→ Objective
Print, word for word, the opening line of the data below and every line after it through the line that contains "6.3e-7, 6.45e-7, 6.37e-7];", but not the pictures.
__________________________________________________
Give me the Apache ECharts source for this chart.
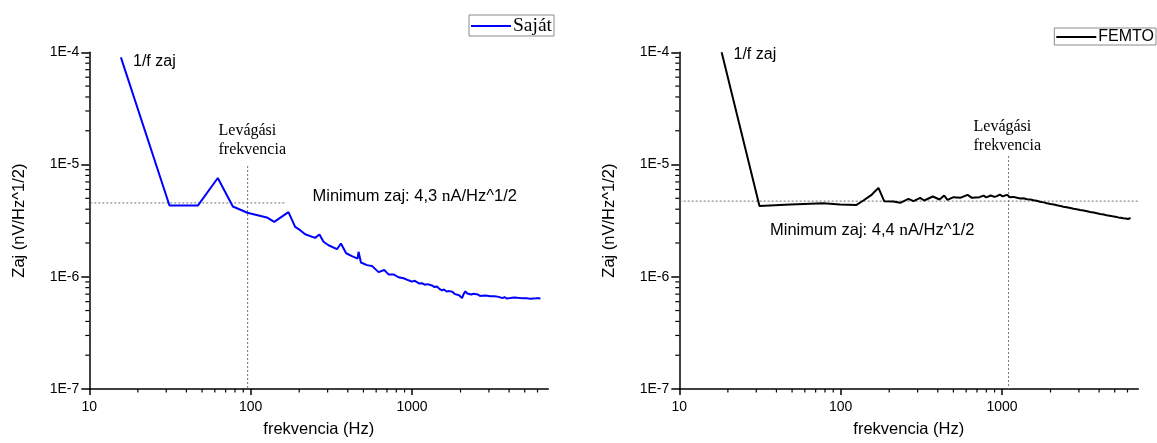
<!DOCTYPE html>
<html>
<head>
<meta charset="utf-8">
<script src="https://cdn.jsdelivr.net/npm/echarts@6/dist/echarts.min.js"></script>
<style>
  html, body { margin: 0; padding: 0; background: #fff; }
  #chart { width: 1157px; height: 443px; }
</style>
</head>
<body>
<div id="chart"></div>
<script>
// Noise spectral density of the own amplifier ("Saját") and the FEMTO amplifier
const sajatFreq = [15.7, 31.4, 47.2, 62.6, 77.6, 95.5, 126, 140, 171.6, 188.8, 202.8, 217.8, 251, 267, 283, 304, 343, 362.7, 391, 424.6, 460, 466.6, 482.7, 526, 565, 621, 673, 716, 769, 826, 887, 953,
  1000, 1040, 1074, 1110, 1153, 1200, 1250, 1331, 1380, 1430, 1480, 1535, 1580, 1640, 1700, 1729, 1780, 1850, 1900, 1960, 1995, 2044, 2090, 2143, 2200, 2260, 2330, 2412, 2480, 2560, 2640, 2718, 2790, 2870, 2950, 3062,
  3140, 3250, 3340, 3450, 3532, 3640, 3750, 3860, 3960, 4073, 4180, 4290, 4400, 4520, 4600, 4698, 4820, 4950, 5080, 5200, 5300, 5418, 5530, 5650, 5760, 5880, 6000, 6120, 6250];
const sajatNoise = [9.0e-5, 4.32e-6, 4.32e-6, 7.59e-6, 4.23e-6, 3.72e-6, 3.38e-6, 3.08e-6, 3.77e-6, 2.78e-6, 2.60e-6, 2.39e-6, 2.22e-6, 2.38e-6, 2.05e-6, 1.91e-6, 1.76e-6, 1.98e-6, 1.62e-6, 1.53e-6, 1.45e-6, 1.67e-6, 1.34e-6, 1.27e-6, 1.25e-6, 1.10e-6, 1.15e-6, 1.05e-6, 1.05e-6, 9.9e-7, 9.7e-7, 9.3e-7,
  9.05e-7, 9.2e-7, 8.95e-7, 8.7e-7, 8.77e-7, 8.5e-7, 8.6e-7, 8.37e-7, 8.1e-7, 8.2e-7, 7.8e-7, 7.56e-7, 7.7e-7, 7.4e-7, 7.45e-7, 7.26e-7, 7.35e-7, 7.0e-7, 7.1e-7, 6.85e-7, 6.77e-7, 6.45e-7, 7.0e-7, 7.41e-7, 7.1e-7, 7.2e-7, 6.95e-7, 7.06e-7, 6.85e-7, 6.95e-7, 6.75e-7, 6.77e-7, 6.6e-7, 6.8e-7, 6.65e-7, 6.69e-7,
  6.5e-7, 6.7e-7, 6.55e-7, 6.62e-7, 6.56e-7, 6.45e-7, 6.6e-7, 6.4e-7, 6.55e-7, 6.47e-7, 6.35e-7, 6.55e-7, 6.4e-7, 6.5e-7, 6.3e-7, 6.47e-7, 6.35e-7, 6.45e-7, 6.3e-7, 6.42e-7, 6.28e-7, 6.37e-7, 6.25e-7, 6.4e-7, 6.27e-7, 6.42e-7, 6.3e-7, 6.45e-7, 6.37e-7];

const femtoFreq = [18.3, 31.4, 48.7, 78.2, 99.3, 124.8, 138.4, 156.2, 171.6, 186.2, 212.6, 233.9, 263.4, 283, 311, 329.5, 373, 410, 438.5, 459.7, 501, 551, 612, 651.6, 726, 769,
  800, 850, 900, 931, 970, 1010, 1074,
  1100, 1120, 1150, 1180, 1210, 1239, 1270, 1300, 1330, 1360, 1395, 1430, 1465, 1499, 1535, 1570, 1605, 1640, 1680, 1720, 1765, 1813, 1855, 1900, 1950, 2000, 2050, 2100, 2150, 2194, 2250, 2300, 2350, 2400, 2460, 2520, 2590, 2655, 2720, 2780, 2840, 2900, 2980,
  3050, 3120, 3200, 3290, 3370, 3450, 3520, 3610, 3700, 3790, 3880, 3960, 4050, 4160, 4274, 4360, 4450, 4550, 4650, 4750, 4850, 4950, 5050, 5176, 5260, 5350, 5450, 5550, 5650, 5750, 5850, 5950, 6050, 6100, 6180, 6266];
const femtoNoise = [1.0e-4, 4.27e-6, 4.41e-6, 4.53e-6, 4.41e-6, 4.35e-6, 4.78e-6, 5.40e-6, 6.19e-6, 4.72e-6, 4.69e-6, 4.56e-6, 4.95e-6, 4.72e-6, 5.05e-6, 4.78e-6, 5.19e-6, 4.88e-6, 5.29e-6, 4.85e-6, 5.12e-6, 5.05e-6, 5.37e-6, 5.05e-6, 5.12e-6, 5.29e-6,
  5.1e-6, 5.3e-6, 5.15e-6, 5.23e-6, 5.4e-6, 5.2e-6, 5.37e-6,
  5.28e-6, 5.1e-6, 5.3e-6, 5.15e-6, 5.22e-6, 5.05e-6, 5.18e-6, 4.98e-6, 5.12e-6, 5.0e-6, 5.08e-6, 4.9e-6, 5.02e-6, 4.88e-6, 4.96e-6, 4.8e-6, 4.9e-6, 4.75e-6, 4.82e-6, 4.66e-6, 4.75e-6, 4.6e-6, 4.68e-6, 4.52e-6, 4.6e-6, 4.45e-6, 4.52e-6, 4.4e-6, 4.46e-6, 4.33e-6, 4.4e-6, 4.28e-6, 4.34e-6, 4.2e-6, 4.28e-6, 4.17e-6, 4.22e-6, 4.1e-6, 4.16e-6, 4.03e-6, 4.1e-6, 4.0e-6, 4.06e-6,
  3.94e-6, 4.0e-6, 3.9e-6, 3.96e-6, 3.84e-6, 3.9e-6, 3.78e-6, 3.84e-6, 3.73e-6, 3.8e-6, 3.68e-6, 3.74e-6, 3.63e-6, 3.69e-6, 3.58e-6, 3.64e-6, 3.54e-6, 3.6e-6, 3.5e-6, 3.56e-6, 3.46e-6, 3.52e-6, 3.43e-6, 3.48e-6, 3.38e-6, 3.44e-6, 3.35e-6, 3.41e-6, 3.32e-6, 3.38e-6, 3.3e-6, 3.36e-6, 3.27e-6, 3.33e-6, 3.26e-6, 3.34e-6];

// Axis ranges and minor tick positions (2..9 per decade)
const freqRange = [10, 7000];
const noiseRange = [1e-7, 1e-4];
const freqMinorTicks = [20, 30, 40, 50, 60, 70, 80, 90, 200, 300, 400, 500, 600, 700, 800, 900, 2000, 3000, 4000, 5000, 6000];
const noiseMinorTicks = [2e-7, 3e-7, 4e-7, 5e-7, 6e-7, 7e-7, 8e-7, 9e-7, 2e-6, 3e-6, 4e-6, 5e-6, 6e-6, 7e-6, 8e-6, 9e-6, 2e-5, 3e-5, 4e-5, 5e-5, 6e-5, 7e-5, 8e-5, 9e-5];

// Guide lines: minimum noise level and cut-off frequency
const sajatMinLevel = { from: 6.8, to: 166, value: 4.55e-6 };
const sajatCutoff = { freq: 95.8, top: 9.7e-6 };
const femtoMinLevel = { from: 6.74, to: 7000, value: 4.72e-6 };
const femtoCutoff = { freq: 1099, top: 1.19e-5 };

const SANS = "'Liberation Sans', Arial, sans-serif";
const SERIF = "'Liberation Serif', 'Times New Roman', serif";

const zip = (xs, ys) => xs.map((x, i) => [x, ys[i]]);

function makeXAxis(gi) {
  return {
    type: 'log', logBase: 10, gridIndex: gi, min: freqRange[0], max: freqRange[1],
    name: 'frekvencia (Hz)', nameLocation: 'middle', nameGap: 32,
    nameTextStyle: { fontFamily: SANS, fontSize: 16.5, color: '#000' },
    axisLine: { show: true, lineStyle: { color: '#000', width: 1.5 } },
    axisTick: { show: true, inside: false, length: 6, lineStyle: { color: '#000', width: 1.5 } },
    axisLabel: { fontFamily: SANS, fontSize: 14, color: '#000', margin: 11, showMaxLabel: false,
      formatter: v => String(Math.round(v)) },
    splitLine: { show: false }, minorTick: { show: false }
  };
}
function makeYAxis(gi) {
  return {
    type: 'log', logBase: 10, gridIndex: gi, min: noiseRange[0], max: noiseRange[1],
    name: 'Zaj (nV/Hz^1/2)', nameLocation: 'middle', nameGap: 61,
    nameTextStyle: { fontFamily: SANS, fontSize: 16.5, color: '#000' },
    axisLine: { show: true, lineStyle: { color: '#000', width: 1.5 } },
    axisTick: { show: true, inside: false, length: 8, lineStyle: { color: '#000', width: 1.5 } },
    axisLabel: {
      fontFamily: SANS, fontSize: 14, color: '#000', margin: 10,
      formatter: v => '1E' + Math.round(Math.log10(v))
    },
    splitLine: { show: false }, minorTick: { show: false }
  };
}

function minorTickSeries(gi) {
  const xs = freqMinorTicks.map(f => [f, noiseRange[0], 0]);
  const ys = noiseMinorTicks.map(v => [freqRange[0], v, 1]);
  return {
    type: 'custom', xAxisIndex: gi, yAxisIndex: gi, silent: true, clip: false, z: 5,
    data: xs.concat(ys),
    renderItem: (params, api) => {
      const p = api.coord([api.value(0), api.value(1)]);
      const vertical = api.value(2) === 0;
      return {
        type: 'line',
        shape: vertical ? { x1: p[0], y1: p[1], x2: p[0], y2: p[1] + 3.5 }
                        : { x1: p[0], y1: p[1], x2: p[0] - 4, y2: p[1] },
        style: { stroke: '#000', lineWidth: 1.2 }
      };
    }
  };
}

function guideSeries(gi, level, cutoff) {
  const style = { color: '#707070', width: 1, type: [2, 2] };
  return [
    { type: 'line', xAxisIndex: gi, yAxisIndex: gi, silent: true, clip: false, symbol: 'none', z: 1,
      lineStyle: style, data: [[level.from, level.value], [level.to, level.value]] },
    { type: 'line', xAxisIndex: gi, yAxisIndex: gi, silent: true, clip: false, symbol: 'none', z: 1,
      lineStyle: style, data: [[cutoff.freq, cutoff.top], [cutoff.freq, noiseRange[0]]] }
  ];
}

const chart = echarts.init(document.getElementById('chart'), null, { renderer: 'canvas' });

const legendBase = {
  orient: 'horizontal', borderColor: '#8a8a8a', borderWidth: 1, borderRadius: 0,
  padding: [1, 2, 0, 2], itemWidth: 40, itemHeight: 2, itemGap: 0, icon: 'rect', selectedMode: false
};

chart.setOption({
  animation: false,
  backgroundColor: '#fff',
  grid: [
    { left: 89.3, top: 52.3, width: 459, height: 339.4 },
    { left: 679.3, top: 52.3, width: 459, height: 339.4 }
  ],
  xAxis: [makeXAxis(0), makeXAxis(1)],
  yAxis: [makeYAxis(0), makeYAxis(1)],
  legend: [
    Object.assign({}, legendBase, { left: 469, top: 15, data: ['Saját'],
      textStyle: { fontFamily: SERIF, fontSize: 19.5, color: '#000', padding: [0, 1, 0, -3] } }),
    Object.assign({}, legendBase, { right: 1, top: 28, data: ['FEMTO'],
      textStyle: { fontFamily: SANS, fontSize: 16, color: '#000', padding: [0, 0, 0, -3] } })
  ],
  graphic: [
    { type: 'text', style: { text: '1/f zaj', x: 133, y: 62, textVerticalAlign: 'middle', font: '16px ' + SANS, fill: '#000' } },
    { type: 'text', style: { text: 'Levágási\nfrekvencia', x: 218.5, y: 121.5, lineHeight: 19, font: '16px ' + SERIF, fill: '#000' } },
    { type: 'text', style: {
        text: '{a|Minimum zaj: 4,3 }{s|n}{a|A/Hz^1/2}', x: 312.5, y: 196.7, textVerticalAlign: 'middle',
        rich: { a: { fontFamily: SANS, fontSize: 16.5, fill: '#000' }, s: { fontFamily: SERIF, fontSize: 17.5, fill: '#000' } } } },
    { type: 'text', style: { text: '1/f zaj', x: 733.5, y: 55, textVerticalAlign: 'middle', font: '16px ' + SANS, fill: '#000' } },
    { type: 'text', style: { text: 'Levágási\nfrekvencia', x: 973.5, y: 117, lineHeight: 19, font: '16px ' + SERIF, fill: '#000' } },
    { type: 'text', style: {
        text: '{a|Minimum zaj: 4,4 }{s|n}{a|A/Hz^1/2}', x: 770, y: 230.7, textVerticalAlign: 'middle',
        rich: { a: { fontFamily: SANS, fontSize: 16.5, fill: '#000' }, s: { fontFamily: SERIF, fontSize: 17.5, fill: '#000' } } } }
  ],
  series: [
    ...guideSeries(0, sajatMinLevel, sajatCutoff),
    ...guideSeries(1, femtoMinLevel, femtoCutoff),
    minorTickSeries(0),
    minorTickSeries(1),
    { name: 'Saját', type: 'line', xAxisIndex: 0, yAxisIndex: 0, symbol: 'none', z: 3,
      lineStyle: { color: '#0000ff', width: 2 }, itemStyle: { color: '#0000ff' },
      data: zip(sajatFreq, sajatNoise) },
    { name: 'FEMTO', type: 'line', xAxisIndex: 1, yAxisIndex: 1, symbol: 'none', z: 3,
      lineStyle: { color: '#000', width: 2 }, itemStyle: { color: '#000' },
      data: zip(femtoFreq, femtoNoise) }
  ]
});
</script>
</body>
</html>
__________________________________________________
→ Written solution
Give me the Apache ECharts source for this chart.
<!DOCTYPE html>
<html>
<head>
<meta charset="utf-8">
<script src="https://cdn.jsdelivr.net/npm/echarts@6/dist/echarts.min.js"></script>
<style>
  html, body { margin: 0; padding: 0; background: #fff; }
  #chart { width: 1157px; height: 443px; }
</style>
</head>
<body>
<div id="chart"></div>
<script>
// Noise spectral density of the own amplifier ("Saját") and the FEMTO amplifier
const sajatFreq = [15.7, 31.4, 47.2, 62.6, 77.6, 95.5, 126, 140, 171.6, 188.8, 202.8, 217.8, 251, 267, 283, 304, 343, 362.7, 391, 424.6, 460, 466.6, 482.7, 526, 565, 621, 673, 716, 769, 826, 887, 953,
  1000, 1040, 1074, 1110, 1153, 1200, 1250, 1331, 1380, 1430, 1480, 1535, 1580, 1640, 1700, 1729, 1780, 1850, 1900, 1960, 1995, 2044, 2090, 2143, 2200, 2260, 2330, 2412, 2480, 2560, 2640, 2718, 2790, 2870, 2950, 3062,
  3140, 3250, 3340, 3450, 3532, 3640, 3750, 3860, 3960, 4073, 4180, 4290, 4400, 4520, 4600, 4698, 4820, 4950, 5080, 5200, 5300, 5418, 5530, 5650, 5760, 5880, 6000, 6120, 6250];
const sajatNoise = [9.0e-5, 4.32e-6, 4.32e-6, 7.59e-6, 4.23e-6, 3.72e-6, 3.38e-6, 3.08e-6, 3.77e-6, 2.78e-6, 2.60e-6, 2.39e-6, 2.22e-6, 2.38e-6, 2.05e-6, 1.91e-6, 1.76e-6, 1.98e-6, 1.62e-6, 1.53e-6, 1.45e-6, 1.67e-6, 1.34e-6, 1.27e-6, 1.25e-6, 1.10e-6, 1.15e-6, 1.05e-6, 1.05e-6, 9.9e-7, 9.7e-7, 9.3e-7,
  9.05e-7, 9.2e-7, 8.95e-7, 8.7e-7, 8.77e-7, 8.5e-7, 8.6e-7, 8.37e-7, 8.1e-7, 8.2e-7, 7.8e-7, 7.56e-7, 7.7e-7, 7.4e-7, 7.45e-7, 7.26e-7, 7.35e-7, 7.0e-7, 7.1e-7, 6.85e-7, 6.77e-7, 6.45e-7, 7.0e-7, 7.41e-7, 7.1e-7, 7.2e-7, 6.95e-7, 7.06e-7, 6.85e-7, 6.95e-7, 6.75e-7, 6.77e-7, 6.6e-7, 6.8e-7, 6.65e-7, 6.69e-7,
  6.5e-7, 6.7e-7, 6.55e-7, 6.62e-7, 6.56e-7, 6.45e-7, 6.6e-7, 6.4e-7, 6.55e-7, 6.47e-7, 6.35e-7, 6.55e-7, 6.4e-7, 6.5e-7, 6.3e-7, 6.47e-7, 6.35e-7, 6.45e-7, 6.3e-7, 6.42e-7, 6.28e-7, 6.37e-7, 6.25e-7, 6.4e-7, 6.27e-7, 6.42e-7, 6.3e-7, 6.45e-7, 6.37e-7];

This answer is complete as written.